There’s something almost heroic about Order 13 trying to turn warehouse picking into horror. Most people call that “working nights at the depot,” but fair play, they’ve gamified it. You play a doomed employee trudging round a haunted warehouse fulfilling orders while being stalked by a mutant thing, all so your cat doesn’t get the hump. It sounds gloriously unhinged. In practice? Bit of a shambles.
Gaming Heaven
I’ll be fair – the cat is carrying this whole operation on its furry little back. Feeding and spoiling it gives you more motivation than the actual story, which seems to have wandered off somewhere near aisle G. There are moments where the tension works too, especially when you’re hiding under shelves listening to something stomping about like an angry manager. Some of the visual scares work well, without relying on every fright sounding like a dustbin falling downstairs.
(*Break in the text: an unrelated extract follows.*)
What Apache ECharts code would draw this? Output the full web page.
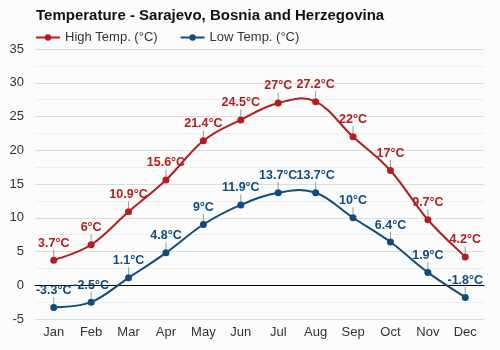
<!DOCTYPE html>
<html><head><meta charset="utf-8">
<script src="https://cdn.jsdelivr.net/npm/echarts@6/dist/echarts.min.js"></script>
<style>html,body{margin:0;padding:0;background:#fcfcfc}#c{width:500px;height:350px}</style>
</head><body><div id="c"></div>
<script>
var months = ['Jan','Feb','Mar','Apr','May','Jun','Jul','Aug','Sep','Oct','Nov','Dec'];
var highTemp = [3.7, 6, 10.9, 15.6, 21.4, 24.5, 27, 27.2, 22, 17, 9.7, 4.2];
var lowTemp = [-3.3, -2.5, 1.1, 4.8, 9, 11.9, 13.7, 13.7, 10, 6.4, 1.9, -1.8];
var yTicks = [-5, 0, 5, 10, 15, 20, 25, 30, 35];
var RED = '#b51d1d', BLUE = '#0e4c80';
var chart = echarts.init(document.getElementById('c'));
var K = 0.19;
function curve(name, arr, color) {
  return {
    name: name, type: 'custom', z: 1, silent: true,
    data: arr.map(function (v, i) { return [i, v]; }),
    encode: {x: 0, y: 1},
    renderItem: function (params, api) {
      var i = params.dataIndex, n = arr.length;
      if (i >= n - 1) return null;
      function pt(j) { j = Math.max(0, Math.min(n - 1, j)); return api.coord([j, arr[j]]); }
      var p0 = pt(i - 1), p1 = pt(i), p2 = pt(i + 1), p3 = pt(i + 2);
      return {
        type: 'bezierCurve',
        shape: {
          x1: p1[0], y1: p1[1], x2: p2[0], y2: p2[1],
          cpx1: p1[0] + (p2[0] - p0[0]) * K, cpy1: p1[1] + (p2[1] - p0[1]) * K,
          cpx2: p2[0] - (p3[0] - p1[0]) * K, cpy2: p2[1] - (p3[1] - p1[1]) * K
        },
        style: {stroke: color, lineWidth: 2, fill: null}
      };
    }
  };
}
function ser(name, data, color) {
  return {
    name: name, type: 'line', data: data, z: 3,
    symbol: 'circle', symbolSize: 7,
    lineStyle: {color: color, width: 2, opacity: 0}, itemStyle: {color: color},
    label: {show: true, position: 'top', distance: 1, color: color, fontWeight: 'bold', fontSize: 12.5,
      fontFamily: 'Liberation Sans, Arial', formatter: function (p) { return p.value + '°C'; }},
    labelLayout: {dy: -6},
    labelLine: {show: true, lineStyle: {color: '#999', width: 1}}
  };
}
chart.setOption({
  backgroundColor: '#fcfcfc',
  animation: false,
  textStyle: {fontFamily: 'Liberation Sans, Arial'},
  title: {text: 'Temperature - Sarajevo, Bosnia and Herzegovina', left: 31, top: 3,
    textStyle: {fontSize: 15, fontWeight: 'bold', color: '#111', fontFamily: 'Liberation Sans, Arial'}},
  legend: {left: 30, top: 26, itemWidth: 24, itemHeight: 8, itemGap: 22,
    textStyle: {fontSize: 13, color: '#333'},
    data: [
      {name: 'High Temp. (°C)', lineStyle: {color: RED, width: 2, opacity: 1}},
      {name: 'Low Temp. (°C)', lineStyle: {color: BLUE, width: 2, opacity: 1}}
    ]},
  grid: {left: 35, right: 16, top: 49, bottom: 31},
  xAxis: {type: 'category', data: months, boundaryGap: true,
    axisLine: {onZero: true, lineStyle: {color: '#000', width: 1}},
    axisTick: {show: false},
    axisLabel: {fontSize: 13, color: '#333', margin: 7}
  },
  yAxis: {type: 'value', min: yTicks[0], max: yTicks[yTicks.length-1], interval: 5,
    axisLabel: {fontSize: 13, color: '#333', margin: 11},
    axisLine: {show: false}, axisTick: {show: false},
    splitLine: {lineStyle: {color: '#ddd'}},
    minorTick: {show: false, splitNumber: 2},
    minorSplitLine: {show: true, lineStyle: {color: '#eee'}}
  },
  series: [
    curve('highCurve', highTemp, RED), curve('lowCurve', lowTemp, BLUE),
    ser('High Temp. (°C)', highTemp, RED), ser('Low Temp. (°C)', lowTemp, BLUE)
  ]
});
</script></body></html>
There’s also a grim little joke at the heart of it – risking death to meet quotas and buy upgrades. Very modern. Very bleak.

Gaming Hell
Now the graft starts. The gameplay loop is basically: fetch item, pack box, run away, repeat until your soul clocks out. It gets repetitive quicker than hearing “can you stay late?” on a Friday. The monster AI feels ropey, audio cues are often about as reliable as Southeastern trains, and navigating later areas becomes less “psychological horror” and more “I’m lost in B&Q”.
Upgrades feel half-baked, the shop runs out of ideas, and the whole thing is over in about four hours. Which, honestly, feels merciful.
Worst of all, the game mistakes stress for depth. It throws chores, timers and crouching at you and calls it terror. That’s not horror, that’s admin.

Final Judgement
Order 13 wants to be clever survival horror, but mostly feels like warehouse induction training with hallucinations. A mildly amusing novelty dragged down by repetition and unfinished ideas.